The role of the humanities and liberal arts education in the 21st century is a topic of intense debate. If the sciences are the foundation for inventing new technologies, the humanities are the foundation for implementing these technologies sustainably and ethically. Adam Higginbotham’s account of the Chernobyl accident is what the New York Times called “an enthralling and terrifying history” of technology gone wild in human hands. There is no better evidence of the role of politics, ethics and psychology in the making of a disaster over a period of decades. The Chernobyl accident was not a human error of the moment, nor a slip in judgment that inevitably happens to scientists and engineers when we fumble with experiments and machines on a daily basis. It was the result of an entire political system that pursued short-term wins, covered inconvenient truths, and promoted allegiance to ideology.
Does this remind you of anything in our current handling of a crisis?
And yet I am sure that there will be many climate-change deniers who read the book and sneer at the incompetence and blindness of their Soviet counterparts of 1986.

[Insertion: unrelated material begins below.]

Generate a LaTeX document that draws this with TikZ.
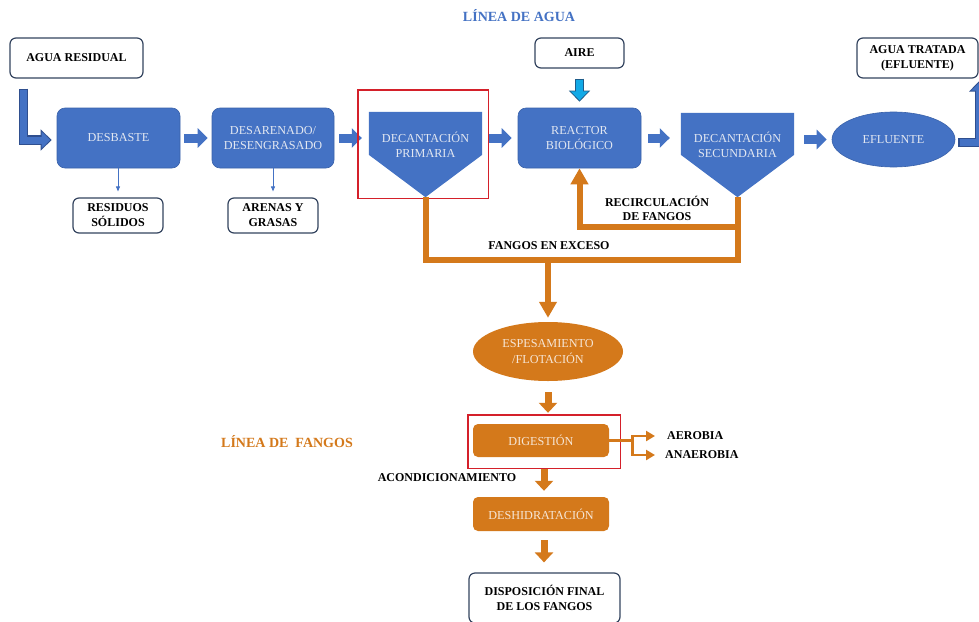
\documentclass[tikz,border=0pt]{standalone}
\usepackage{fontspec}
\setmainfont{Liberation Serif}
\usetikzlibrary{arrows.meta,shapes.geometric,calc}

\definecolor{wblue}{HTML}{4472C4}
\definecolor{wbluedark}{HTML}{3A62AA}
\definecolor{arrowdark}{HTML}{2F4F8F}
\definecolor{sorange}{HTML}{D4791B}
\definecolor{edgecol}{HTML}{34445F}
\definecolor{aircol}{HTML}{12A9E6}
\definecolor{airdark}{HTML}{1F5C8A}
\definecolor{framered}{HTML}{D4202A}
\definecolor{bluetxt}{HTML}{E2E7F1}
\definecolor{orangetxt}{HTML}{F6E6D6}

\tikzset{
  basefont/.style={font=\fontsize{12.2}{15.5}\selectfont},
  bluebox/.style={basefont, fill=wblue, draw=wbluedark, line width=0.6pt,
    rounded corners=8pt, text=bluetxt, align=center, inner sep=0pt,
    minimum width=123pt, minimum height=60pt},
  bluetext/.style={basefont, text=bluetxt, align=center, inner sep=0pt},
  orangebox/.style={basefont, fill=sorange, rounded corners=5pt,
    text=orangetxt, align=center, inner sep=0pt,
    minimum width=136pt, minimum height=33pt},
  outbox/.style={font=\bfseries\fontsize{12}{15}\selectfont, draw=edgecol,
    fill=white, line width=1.2pt, rounded corners=6pt, align=center,
    inner sep=0pt},
  lbl/.style={font=\bfseries\fontsize{12}{14}\selectfont, align=center,
    inner sep=0pt},
  heading/.style={font=\bfseries\fontsize{14}{16}\selectfont, inner sep=0pt},
  pentframe/.style={minimum width=113pt, minimum height=85pt, inner sep=0pt},
  barrow/.style={wblue, line width=9pt, -{Triangle[width=19pt,length=10pt]}},
  % outlined block arrows: a dark pass underneath a lighter pass
  bentedge/.style={arrowdark, line width=9.6pt, -{Triangle[width=20.5pt,length=11pt]}},
  bentfill/.style={wblue, line width=7pt, -{Triangle[width=16pt,length=8.5pt]},
    shorten >=1.5pt, shorten <=1.3pt},
  airback/.style={airdark, line width=8.4pt, -{Triangle[width=20.5pt,length=11pt]}},
  airfront/.style={aircol, line width=6.2pt, -{Triangle[width=17pt,length=9pt]}},
  thinarrow/.style={wblue, line width=0.8pt, -{Triangle[width=4pt,length=5pt]}},
  oline/.style={sorange, line width=6pt},
  oarrow/.style={sorange, line width=6pt, -{Triangle[width=17pt,length=16pt]}},
  obarrow/.style={sorange, line width=7pt, -{Triangle[width=18pt,length=10pt]}},
  osmall/.style={sorange, line width=2.6pt, -{Triangle[width=10pt,length=9pt]}},
  redframe/.style={draw=framered, line width=1.4pt},
}

\begin{document}
\begin{tikzpicture}[x=1pt,y=-1pt]
\path[use as bounding box] (0,0) rectangle (979,621);
\clip (0,0) rectangle (979,621);
\fill[white] (0,0) rectangle (979,621);

% ---- headings
\node[heading, text=wblue] (titleagua) at (519,16) {LÍNEA DE AGUA};
\node[heading, text=sorange] (titlefangos) at (287,442) {LÍNEA DE\ \ FANGOS};

% ---- water line
\node[outbox, minimum width=133pt, minimum height=40pt] (ar) at (76.5,58) {AGUA RESIDUAL};
\node[bluebox] (desbaste) at (118.5,138) {DESBASTE};
\node[bluebox, minimum width=122pt] (desarenado) at (273,138) {DESARENADO/\\DESENGRASADO};

% primary settler (pentagon)
\node[pentframe] (dp) at (425.5,154.5) {};
\fill[wblue] (dp.north west) -- (dp.north east) -- ($(dp.north east)+(0,43)$)
  -- (dp.south) -- ($(dp.north west)+(0,43)$) -- cycle;
\node[bluetext] (dpt) at (425.5,145) {DECANTACIÓN\\PRIMARIA};

\node[outbox, minimum width=89pt, minimum height=30pt] (aire) at (579.5,53) {AIRE};
\node[bluebox] (reactor) at (579.5,138) {REACTOR\\BIOLÓGICO};

% secondary settler (pentagon)
\node[pentframe, minimum height=84pt] (ds) at (737.5,155) {};
\fill[wblue] (ds.north west) -- (ds.north east) -- ($(ds.north east)+(0,42)$)
  -- (ds.south) -- ($(ds.north west)+(0,42)$) -- cycle;
\node[bluetext] (dst) at (737.5,145) {DECANTACIÓN\\SECUNDARIA};

\node[ellipse, fill=wblue, draw=wbluedark, line width=0.6pt, minimum width=123pt,
  minimum height=55pt, inner sep=0pt, basefont, text=bluetxt] (efl) at (893.5,139.5) {EFLUENTE};
\node[outbox, minimum width=121pt, minimum height=40pt] (at) at (917.5,58) {AGUA TRATADA\\(EFLUENTE)};

\node[outbox, minimum width=90pt, minimum height=35pt] (res) at (118,215.5) {RESIDUOS\\SÓLIDOS};
\node[outbox, minimum width=90pt, minimum height=35pt] (are) at (273,215.5) {ARENAS Y\\GRASAS};

% water line connectors
\coordinate (inA) at ($(ar.south west)+(14,10)$);
\coordinate (inB) at ($(desbaste.west)+(-5,2)$);
\draw[bentedge] (inA) |- (inB);
\draw[bentfill] (inA) |- (inB);
\coordinate (outA) at ($(efl.east)+(3,3)$);
\coordinate (outB) at ($(at.south east)+(1,2)$);
\draw[bentedge] (outA) -| (outB);
\draw[bentfill] (outA) -| (outB);

\draw[barrow, shorten <=4pt, shorten >=4pt] (desbaste) -- (desarenado);
\draw[barrow, shorten <=5pt, shorten >=7pt] (desarenado.east) -- (desarenado.east -| dp.west);
\draw[barrow, shorten <=7pt, shorten >=6pt] (dp.east |- reactor.west) -- (reactor.west);
\draw[barrow, shorten <=7pt, shorten >=11pt] (reactor.east) -- (reactor.east -| ds.west);
\draw[barrow, shorten <=10pt, shorten >=5pt] (ds.east |- efl.west) -- (efl.west);
\draw[airback, shorten <=10pt, shorten >=6pt] (aire.south) -- (reactor.north);
\draw[airfront, shorten <=11.1pt, shorten >=7.4pt] (aire.south) -- (reactor.north);
\draw[thinarrow, shorten >=6pt] (desbaste.south -| res.north) -- (res.north);
\draw[thinarrow, shorten >=6pt] (desarenado.south -| are.north) -- (are.north);

\draw[redframe] ($(dp.north west)+(-11,-22)$) rectangle ($(dp.south east)+(6,1)$);

% ---- sludge collection
\coordinate (xs) at ($(dp.south)+(0,63)$);
\draw[oline] (dp.south) -- (xs) -| (ds.south);
\draw[oarrow] ($(ds.south)+(0,30)$) -| (reactor.south);
\node[lbl] (recirc) at (657,208) {RECIRCULACIÓN\\DE FANGOS};
\node[lbl] (exceso) at (549,246) {FANGOS EN EXCESO};

% ---- sludge line
\node[ellipse, fill=sorange, minimum width=150pt, minimum height=59pt, inner sep=0pt,
  basefont, text=orangetxt, align=center] (esp) at (548,351.5) {ESPESAMIENTO\\/FLOTACIÓN};
\draw[oarrow, shorten >=4pt] (esp.north |- xs) -- (esp.north);

\node[orangebox] (dig) at (541,440.5) {DIGESTIÓN};
\node[orangebox, minimum height=34pt] (desh) at (541,514) {DESHIDRATACIÓN};
\node[outbox, minimum width=151pt, minimum height=50pt] (disp) at (544.5,598) {DISPOSICIÓN FINAL\\DE LOS FANGOS};

\draw[obarrow, shorten <=11pt, shorten >=11pt] (esp.south) -- (esp.south |- dig.north);
\draw[obarrow, shorten <=11pt, shorten >=6pt] ($(dig.south)+(3,0)$) -- ($(desh.north)+(3,0)$);
\draw[obarrow, shorten <=9pt, shorten >=10pt] ($(desh.south)+(3,0)$) -- ($(desh.south |- disp.north)+(3,0)$);

\draw[redframe] ($(dig.north west)+(-5,-9)$) rectangle ($(dig.south east)+(11,11)$);

% digestion branches
\node[lbl, anchor=west] (aer) at (667,436) {AEROBIA};
\node[lbl, anchor=west] (anaer) at (665,455) {ANAEROBIA};
\draw[sorange, line width=2.6pt] (dig.east) -- ++(23,0) coordinate (br);
\draw[osmall, shorten >=12pt] (br) |- (aer.west);
\draw[osmall, shorten >=10pt] (br) |- (anaer.west);

\node[lbl] (acond) at (447,478) {ACONDICIONAMIENTO};
\end{tikzpicture}
\end{document}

Regardless, you will also have supreme fun reading this book that is written as a Stephen King suspense novel.
– Marisa Chrysochoou
Professor of Civil and Environmental Engineering
University of Connecticut
Who is Marisa Chrysochoou? Marisa Chrysochoou is a professor and the head of the Civil & Environmental Engineering Department. She received her Ph.D. in 2006 from the Stevens Institute of Technology. Her research focuses on fate and transport metals in the environment, environment and surface chemistry, and treatment and reuse of industrial waste, contaminated soil, and sediments. She has also been awarded a prestigious Marie Curie International Incoming Fellowship.